Based on information by anonymous sources, authorities set up a surveillance area and at 9:10 p.m. police attempted a traffic stop. During the attempt, Monell-Ortiz allegedly struck an unmarked cruiser before he was cornered at the Abington Country Store at 852 Hancock St.
As police approached the vehicle, Monell-Ortiz was observed holding a plastic bag filled with what appeared to be heroin, police said.
Ten other bags containing the substance were found scattered on the front seat of the vehicle. The combined weight of the 11 bags was 16.2 grams, police said.
Police said 14 grams is the minimum needed to bring a drug trafficking charge.
The drugs were estimated at $1,700 in street value, police said.
A field test confirmed the substance as heroin. The contents have been sent to a police lab in Sudbury for independent testing, Majenski said.
Police impounded the Toyota Camry as evidence in the parking area behind the police station at 215 Center St.

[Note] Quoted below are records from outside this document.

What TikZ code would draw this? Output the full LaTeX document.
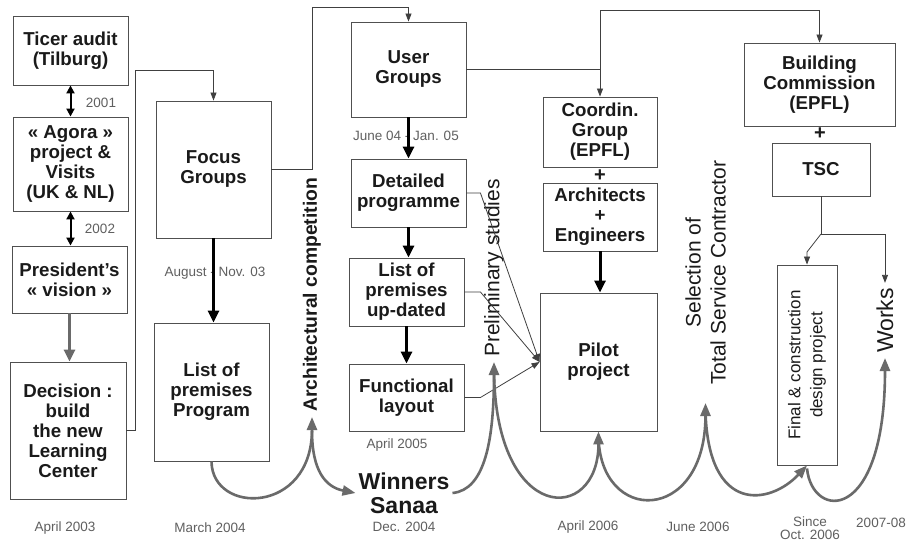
\documentclass[tikz,border=0pt]{standalone}
\usepackage{fontspec}
\setmainfont{Liberation Sans}
\usetikzlibrary{arrows.meta,calc}
\definecolor{boxcol}{HTML}{505050}
\definecolor{linecol}{HTML}{404040}
\definecolor{datecol}{HTML}{606060}
\definecolor{arccol}{HTML}{6A6A6A}
\definecolor{txtcol}{HTML}{1A1A1A}
\begin{document}
\begin{tikzpicture}[x=1pt,y=-1pt,
  box/.style={draw=boxcol, line width=0.9pt, align=center, inner sep=0pt, text=txtcol,
    font=\bfseries\fontsize{18.7}{20}\selectfont},
  dt/.style={text=datecol, font=\fontsize{13.5}{15}\selectfont, inner sep=1pt, align=center},
  vlab/.style={rotate=90, anchor=west, inner xsep=5pt, inner ysep=2pt, text=txtcol,
    font=\fontsize{21}{25}\selectfont, align=center},
  thinarrow/.style={draw=linecol, line width=0.8pt, -{Triangle[length=8pt,width=6pt]}},
  bigarrow/.style={draw=black, line width=3pt, -{Triangle[length=12pt,width=11pt]}},
  dblarrow/.style={draw=black, line width=2pt, {Triangle[length=8pt,width=8pt]}-{Triangle[length=8pt,width=8pt]}},
  grayarrow/.style={draw=arccol, line width=3pt, -{Triangle[length=12pt,width=11pt]}},
  arcline/.style={draw=arccol, line width=2.6pt, -{Triangle[length=13pt,width=10pt]}},
  plus/.style={font=\bfseries\fontsize{20}{20}\selectfont, text=txtcol, inner sep=0pt},
]
\useasboundingbox (0,0) rectangle (910,541);
\fill[white] (0,0) rectangle (910,541);

% ---- boxes ----
\node[box, minimum width=115pt, minimum height=69pt] (ticer) at (70.5,50.5) {Ticer audit\\(Tilburg)};
\node[box, minimum width=115pt, minimum height=94pt] (agora) at (70.5,164) {« Agora »\\project \&\\Visits\\(UK \& NL)};
\node[box, minimum width=115pt, minimum height=67pt] (pres) at (69.5,279.5) {President’s\\« vision »};
\node[box, minimum width=116pt, minimum height=137pt] (decision) at (68,430.5) {Decision :\\build\\the new\\Learning\\Center};
\node[box, minimum width=115pt, minimum height=137pt] (focus) at (213.5,169.5) {Focus\\Groups};
\node[box, minimum width=115pt, minimum height=138pt] (listprem) at (211.5,392) {List of\\premises\\Program};
\node[box, minimum width=115pt, minimum height=95pt] (ug) at (408.5,69.5) {User\\Groups};
\node[box, minimum width=115pt, minimum height=68pt] (detprog) at (408.5,193) {Detailed\\programme};
\node[box, minimum width=115pt, minimum height=68pt] (listup) at (406.5,292) {List of\\premises\\up-dated};
\node[box, minimum width=115pt, minimum height=67pt] (func) at (406.5,397.5) {Functional\\layout};
\node[box, minimum width=114pt, minimum height=70pt] (coord) at (600,132) {Coordin.\\Group\\(EPFL)};
\node[box, minimum width=114pt, minimum height=68pt] (archeng) at (600,217) {Architects\\+\\Engineers};
\node[box, minimum width=117pt, minimum height=138pt] (pilot) at (598.5,362) {Pilot\\project};
\node[box, minimum width=151pt, minimum height=83pt] (bcomm) at (819.5,84.5) {Building\\Commission\\(EPFL)};
\node[box, minimum width=98pt, minimum height=53pt] (tsc) at (821,169.5) {TSC};
\node[box, minimum width=60pt, minimum height=200pt] (final) at (807,365) {};
\node[rotate=90, align=center, text=txtcol, font=\fontsize{17}{22}\selectfont, inner sep=0pt] (finaltxt) at (final.center) {Final \& construction\\design project};

\node[plus] (plus1) at (600,176) {+};
\node[plus] (plus2) at (820,134) {+};

% ---- vertical labels ----
\node[vlab, font=\bfseries\fontsize{19.3}{25}\selectfont] (archcomp) at (312,417) {Architectural competition};
\node[vlab] (prelim) at (494,362) {Preliminary studies};
\node[vlab] (selection) at (705.5,390) {Selection of\\Total Service Contractor};
\node[vlab, font=\fontsize{23}{25}\selectfont] (works) at (885,358) {Works};
\coordinate (selpeak) at (705.5,403);

\node[align=center, text=txtcol, font=\bfseries\fontsize{23}{24}\selectfont, inner sep=3pt] (winners) at (404,493) {Winners\\Sanaa};

% ---- date labels ----
\node[dt] (d2001) at (101,103) {2001};
\node[dt] (d2002) at (100,229) {2002};
\node[dt] (daug) at (215,273) {August - Nov. 03};
\node[dt] (djune) at (406,136) {June 04 - Jan. 05};
\node[dt] (dapr05) at (397,445) {April 2005};
\node[dt] (dapr03) at (65,528) {April 2003};
\node[dt] (dmar04) at (210,528) {March 2004};
\node[dt] (ddec04) at (404,527) {Dec. 2004};
\node[dt] (dapr06) at (588,527) {April 2006};
\node[dt] (djun06) at (698,527) {June 2006};
\node[dt, font=\fontsize{13.5}{13}\selectfont] (dsince) at (810,528) {Since\\Oct. 2006};
\node[dt] (d0708) at (881,523) {2007-08};

% ---- vertical arrows ----
\draw[dblarrow] (ticer.south) -- (ticer.south |- agora.north);
\draw[dblarrow] (agora.south) -- (agora.south |- pres.north);
\draw[grayarrow] (pres.south) -- (pres.south |- decision.north);
\draw[bigarrow] (focus.south) -- (focus.south |- listprem.north);
\draw[bigarrow] (ug.south) -- (detprog.north);
\draw[bigarrow] (detprog.south) -- (detprog.south |- listup.north);
\draw[bigarrow] (listup.south) -- (func.north);
\draw[bigarrow] (archeng.south) -- (archeng.south |- pilot.north);

% ---- thin connectors ----
\draw[thinarrow] (decision.east) -- (135,430.5) -- (135,70) -| (focus.north);
\draw[thinarrow] (focus.east) -- (312,169.5) -- (312,7) -| (ug.north);
\draw[thinarrow] (ug.east) -| (coord.north);
\draw[thinarrow] (ug.east -| coord.north) -- (600,10) -| (bcomm.north);
\draw[thinarrow] (tsc.south) -- (821,234) -| (works.east);
\draw[thinarrow] (821,234) -- (807,252) -- (final.north);
\draw[thinarrow] (detprog.east) -- ++(14,0) -- (pilot.west);
\draw[thinarrow] (listup.east) -- ++(16,0) -- (pilot.west);
\draw[thinarrow] (func.east) -- ++(16,0) -- (pilot.west);

% ---- timeline arcs ----
\draw[arcline] (listprem.south) .. controls (212,515) and (312,515) .. (archcomp.west);
\draw[arcline] ($(archcomp.west)+(0,14)$) .. controls (312,470) and (325,487) .. (winners.west);
\draw[arcline] (winners.east) .. controls (485,490) and (494,440) .. (prelim.west);
\draw[arcline] ($(prelim.west)+(0,8)$) .. controls (495,525) and (598.5,525) .. (pilot.south);
\draw[arcline] ($(pilot.south)+(0,4)$) .. controls (599,525) and (705.5,525) .. (selpeak);
\draw[arcline] ($(selpeak)+(0,8)$) .. controls (708,515) and (770,505) .. (final.south);
\draw[arcline] ($(final.south)+(0,3)$) .. controls (812,520) and (885,525) .. (works.west);
\end{tikzpicture}
\end{document}
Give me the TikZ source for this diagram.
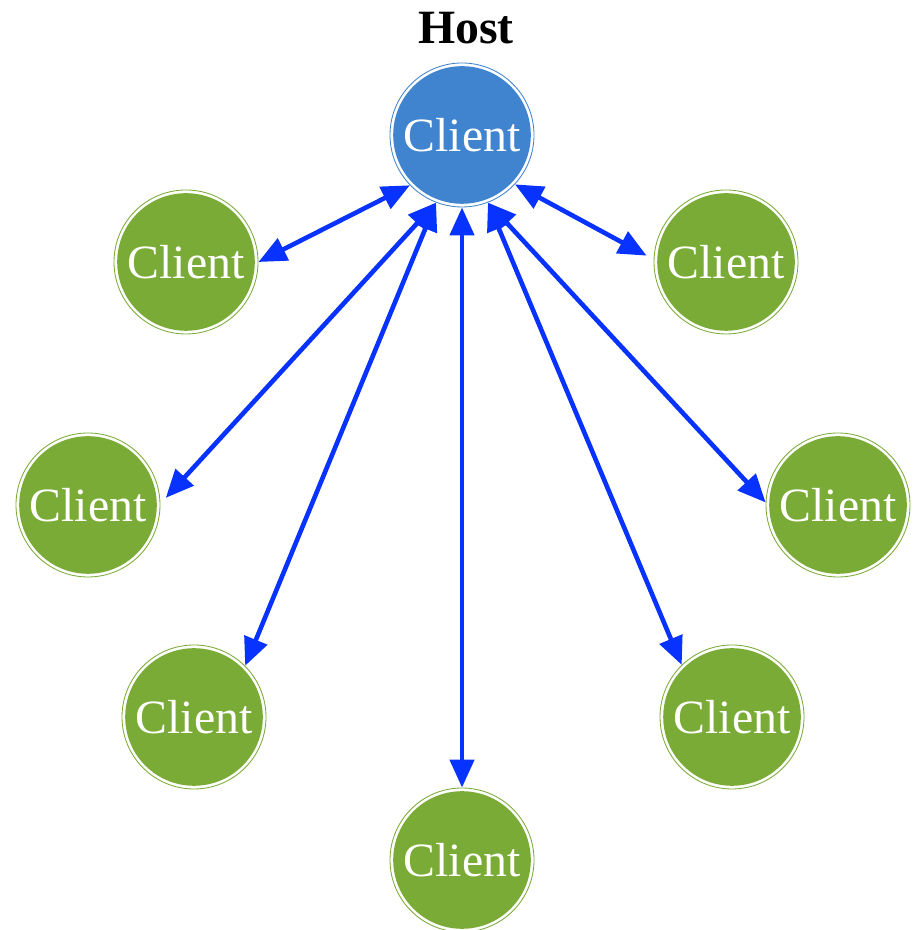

Monell-Ortiz later posted $5,000 bail pending arraignment Monday in Brockton District Court.
However, on Saturday night or early Sunday morning someone entered the lot unseen and drove off with the vehicle, police said.
Majenski said an all-points bulletin has been sent out in hopes of retrieving the vehicle.
He said the car was missing before police could conduct a more exhaustive search.
"It shows you the different things that might have been in the car. Someone obviously had an interest in the car and what was in the car," Majenski said.
"It is embarrassing that we didn't have the means to lock down the vehicle," he added.
Majenski said the incident underscores the need for a better police facility.
On Friday, the Police Station Building Committee will hold a meeting to discuss proposals to reduce construction costs on a new $6.3 million police station.
The committee recently rejected bids from three general contractors that came in too high and are considering a less costly station.
The new station will include a secure area for impounded vehicles, Majenski said.


----------



## CC2734 (Aug 26, 2006)

that sucks


----------